Go through the data below and gather each line containing "matplotlib".
* BEGIN SUPPLIED DATA *
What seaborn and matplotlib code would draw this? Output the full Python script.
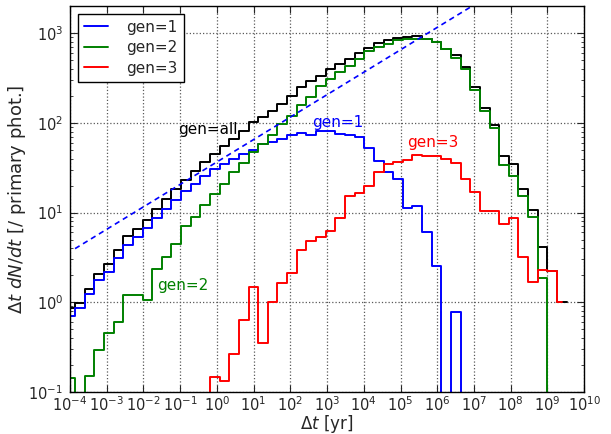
import numpy as np
import pandas as pd
import seaborn as sns
import matplotlib
matplotlib.use("Agg")
from matplotlib import pyplot as plt
from matplotlib.ticker import LogLocator, NullLocator

# log-spaced bins in dt [yr], 0.2625 dex wide
nbins = 52
edges = np.logspace(-4.125, -4.125 + 0.2625 * nbins, nbins + 1)

# dt dN/dt per bin [/ primary phot.]
gen_all = [0.87, 0.97, 1.41, 2.08, 2.64, 3.79, 5.47, 6.6, 8.2, 10.9,
           14.1, 18.3, 23.0, 29.2, 36.2, 44.9, 55.6, 66.0, 81.8, 101.6,
           115.6, 137.0, 162.6, 201.0, 250.0, 296.0, 335.0, 398.0, 452.0, 519.0,
           605.0, 689.0, 777.0, 831.0, 884.0, 914.0, 930.0, 867.0, 797.0, 671.0,
           565.0, 419.0, 250.0, 146.0, 94.8, 42.3, 34.7, 18.5, 10.6, 4.12,
           2.22, 1.0]
gen1 = [0.70, 0.865, 1.24, 1.79, 2.19, 3.14, 4.3, 5.4, 6.8, 8.8,
        10.9, 13.8, 17.4, 20.7, 25.7, 30.5, 34.7, 39.5, 44.9, 50.0,
        58.0, 60.7, 66.0, 73.0, 77.0, 74.0, 81.0, 80.5, 75.0, 73.0,
        69.0, 52.0, 37.5, 28.0, 23.6, 11.1, 11.9, 6.07, 2.53, 0.0,
        0.77, 0.0, 0.0, 0.0, 0.0, 0.0, 0.0, 0.0, 0.0, 0.0,
        0.0, 0.0]
gen2 = [0.143, 0.0, 0.149, 0.29, 0.45, 0.61, 1.22, 1.19, 1.07, 2.36,
        3.19, 4.42, 7.08, 9.0, 12.2, 16.0, 21.0, 28.0, 36.0, 47.0,
        58.0, 73.0, 97.0, 120.0, 156.0, 193.0, 257.0, 310.0, 368.0, 430.0,
        519.0, 626.0, 702.0, 764.0, 831.0, 867.0, 867.0, 860.0, 790.0, 660.0,
        528.0, 394.0, 235.0, 135.0, 87.0, 33.8, 25.7, 15.4, 9.0, 1.87,
        0.0, 0.0]
gen3 = [0.0, 0.0, 0.0, 0.0, 0.0, 0.0, 0.0, 0.0, 0.0, 0.0,
        0.0, 0.0, 0.0, 0.0, 0.0, 0.146, 0.133, 0.267, 0.63, 1.49,
        0.35, 1.0, 1.65, 2.1, 3.8, 4.8, 5.4, 6.3, 8.6, 15.1,
        16.3, 19.9, 28.0, 35.0, 37.0, 39.0, 43.7, 42.3, 42.3, 39.3,
        35.3, 23.6, 17.1, 10.4, 10.3, 7.4, 8.8, 3.2, 1.67, 2.28,
        2.22, 1.0]

# dashed t^(1/4) reference line
ref_norm = 36.6
ref_slope = 0.25
ref_t = [1.37e-4, 3e7]


def draw_steps(ax, vals, color, label=None, stop_mid=False):
    n = len(vals)
    x = list(edges[:n + 1])
    if stop_mid:
        # last bin only drawn up to its centre
        x[-1] = np.sqrt(edges[n - 1] * edges[n])
    y = list(vals) + [vals[-1]]
    df = pd.DataFrame({"t": x, "n": y})
    sns.lineplot(data=df, x="t", y="n", color=color, drawstyle="steps-post",
                 estimator=None, sort=False, lw=1.4, label=label,
                 legend=False, ax=ax)


sns.set_style("ticks")
plt.rcParams.update({
    "font.family": ["DejaVu Sans"],
    "xtick.direction": "in",
    "ytick.direction": "in",
    "xtick.top": True,
    "ytick.right": True,
    "xtick.major.size": 5,
    "ytick.major.size": 5,
    "xtick.minor.size": 2.5,
    "ytick.minor.size": 2.5,
    "axes.edgecolor": "black",
    "axes.linewidth": 1.0,
})

fig, ax = plt.subplots(figsize=(6.11, 4.34), dpi=100)
fig.subplots_adjust(left=0.1146, right=0.956, top=0.986, bottom=0.0968)

draw_steps(ax, gen_all, "black")
draw_steps(ax, gen1, "#0000ff", label="gen=1")
draw_steps(ax, gen2, "#008000", label="gen=2")
draw_steps(ax, gen3, "#ff0000", label="gen=3", stop_mid=True)

ref_y = [ref_norm * t ** ref_slope for t in ref_t]
sns.lineplot(x=ref_t, y=ref_y, color="#0000ff", ls=(0, (3.2, 2.4)), lw=1.2, ax=ax)

ax.set_xscale("log")
ax.set_yscale("log")
ax.set_xlim(1e-4, 1e10)
ax.set_ylim(0.1, 2000)
ax.set_xticks([10.0 ** k for k in range(-4, 11)])
ax.set_yticks([10.0 ** k for k in range(-1, 4)])
ax.xaxis.set_minor_locator(NullLocator())
ax.yaxis.set_minor_locator(LogLocator(base=10, subs=np.arange(2, 10), numticks=20))
ax.grid(True, which="major", ls=":", color="0.35", lw=0.9)
ax.tick_params(labelsize=10.5)
ax.tick_params(axis="x", pad=2.5)
ax.tick_params(axis="y", pad=5)

ax.set_xlabel(r"$\Delta t$ [yr]", fontsize=12, labelpad=-1)
ax.set_ylabel(r"$\Delta t\ dN/dt$ [/ primary phot.]", fontsize=13, labelpad=0)

ax.text(10 ** -1.05, 85, "gen=all", color="black", fontsize=11, va="center")
ax.text(10 ** 2.59, 100, "gen=1", color="#0000ff", fontsize=11, va="center")
ax.text(10 ** -1.64, 1.55, "gen=2", color="#008000", fontsize=11, va="center")
ax.text(10 ** 5.19, 61, "gen=3", color="#ff0000", fontsize=11, va="center")

handles = [l for l in ax.get_lines() if l.get_label() in ("gen=1", "gen=2", "gen=3")]
leg = ax.legend(handles=handles, labels=[h.get_label() for h in handles],
                loc="upper left", fontsize=11, frameon=True, fancybox=False,
                edgecolor="black", framealpha=1, handlelength=1.6,
                handletextpad=1.2, labelspacing=0.35, borderaxespad=0.5,
                borderpad=0.4)
leg.get_frame().set_linewidth(1.0)

fig.savefig("out.png", dpi=100)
* END SUPPLIED DATA *
> [EXERCISE RESPONSE]
What seaborn and matplotlib code would draw this? Output the full Python script.
import matplotlib
matplotlib.use("Agg")
from matplotlib import pyplot as plt
from matplotlib.ticker import LogLocator, NullLocator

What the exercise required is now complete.